AKP Genel Başkanı ve Cumhurbaşkanı Sayın Recep Tayyip Erdoğan, Montrö Anlaşması ve ordudaki tarikatçı general nedeniyle kaygılarını bildiren 104 Emekli Amiral hakkında birkaç kez konuştu. Bunların sonuncusunda “Askerlerin emeklisi, emekli olmayanı olmaz. Ordunun başkomutanı da benim” dedi. Böylece emekli askerlerin herhangi bir konuda görüşlerini açıklamaları ve siyaset yapmalarının mümkün olmadığını açıklamış oldu.
Buna “emekli askerler siyaset yapamaz” değil, “ancak hükümetin siyasetine bağlıdırlar” demek daha doğrudur.
Emekli askerler için bu yasak açıklanınca beni bir telaştır aldı.
Ben emekli bir öğretmenim. Ben de çeşitli mesleklerden insanlar gibi anayasanın tanıdığı haktan yararlanarak görüşlerimi (korka korka da olsa) açıklıyorum.
Fakat yarın Millî Eğitim Bakanı, Cumhurbaşkanını örnek alıp “Öğretmenin emeklisi, emekli olmayanı olmaz. Hepsi birdir. Onların amiri de benim” derse ne yaparım? Aynı şeyi diğer bakanlar da söylerse… Neyse ki onlar, bu “görev”i savcılara devretmiş görünüyor.
ÖĞRETMENİN GERÇEKTEN EMEKLİSİ OLMAZ
Doğrusu biz öğretmenler de eskiden beri “Öğretmenin emeklisi olmaz” deriz. Bu söz şu anlama gelir: Öğretmenin öğretme, aydınlatma görevi yalnız sınıfta değildir. O, hayatı boyunca çevresini aydınlatmaya çalışır…
Denecektir ki, subaylık başka, öğretmenlik başka. Subayın elinde silahlar vardır. Hükümetin amirallerin bildirisinin yayımlandığı gece sabaha kadar uyumayarak “acaba görevdeki subaylarla, muhalefet partileriyle bağlantıları var mı?” araştırmasından da anlaşılacağı gibi konu çok önemlidir…

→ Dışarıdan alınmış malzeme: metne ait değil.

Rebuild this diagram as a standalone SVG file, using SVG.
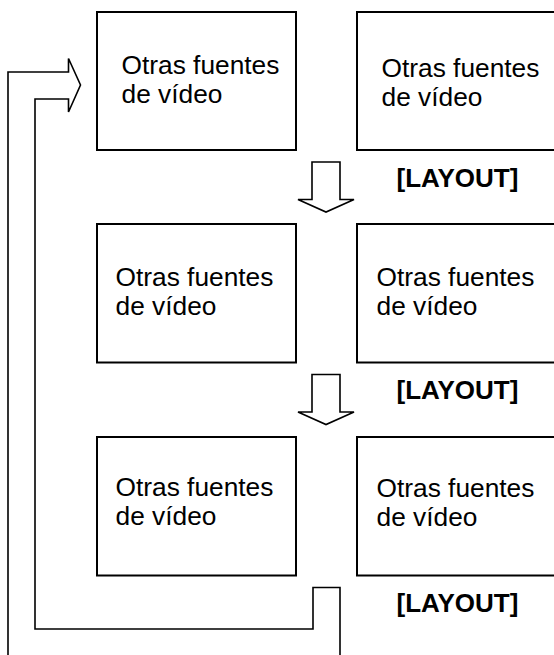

Ama biz öğretmenler de hâkim sınıfların hükümeti için pek tekin sayılmayız. Tevfik Fikret’in Darülmuallimîn Marşı’nın yayımlandığı 1910’da beri öğretmenler için “Fikr ordusu, ceht ordusu, azm ordusu” tanımlamaları kullanılır. Biz Maarif Ordusu’nun bilim gibi etkili bir silahımız var.
KALEM KILIÇTAN KESKİNDİR
Biz öğretmenler darbe yapmayız. Daha önemli bir şey yaparız. Gerçeğin ışığı ile beyinleri aydınlatırız. Bu ışık zihinlerde yankısını bulur, kuşaktan kuşağa yer eder. Etkileri uzun bir zamana yayılır.
Ülkemizde yetişmiş insan gücünün anaokulundan üniversiteye, öğretmenlerin eseridir.
Soyguncu ve baskıcı çevreler bu gücümüzün farkındadır ve bize de etmediklerini bırakmamışlardır.
Kendimden bilirim: Hayatım boyunca bir tek kişiye fiske vurmuş değilim. Buna rağmen 1964’te öğretmen olduğum tarihten beri, hatta öğrenciliğimde bile bana karşı yapılan ne kadar çok darbe ile karşılaştım. Okuldan atılmalar, sürgünler, gözaltılar, mahkûmiyetler. On binlerce öğretmen, kitle halinde ne kadar çok darbeye uğradık! İlim ve irfan ordusunun uğradığı tasfiyeler, ordunun uğradıklarından daha çoktur. Çünkü kalem, kılıçtan daha keskindir.
DEMOKRASİYE DARBE
İktidarın demeç ve uygulamalarından halka, muhalefete, demokrasiye, anayasaya karşı bir darbe planlaması yapıldığını düşünmekte haksız mıyız? “Emekli askerler görüş bildiremezler” sözünün arkasında, herkes için düşünce özgürlüğünün askıya alınma hazırlıklarının yapılmakta olduğu anlaşılıyor. Merkez Bankası rezervlerinin ne olduğunun kalem kalem açıklanması yerine, sorulmasının bile yasaklanmaya kalkışılması, bunun habercilerinden biridir.
Demokrasinin vazgeçilmezi olan “sınırsız bir düşünce ve ifade özgürlüğü” ilkesi, yerini her gün biraz daha “sınırsız baskı ve yasaklama”ya bırakıyor. Bu uygulamalarıyla iktidar geleceğe iyi bir nam bırakmayacaktır.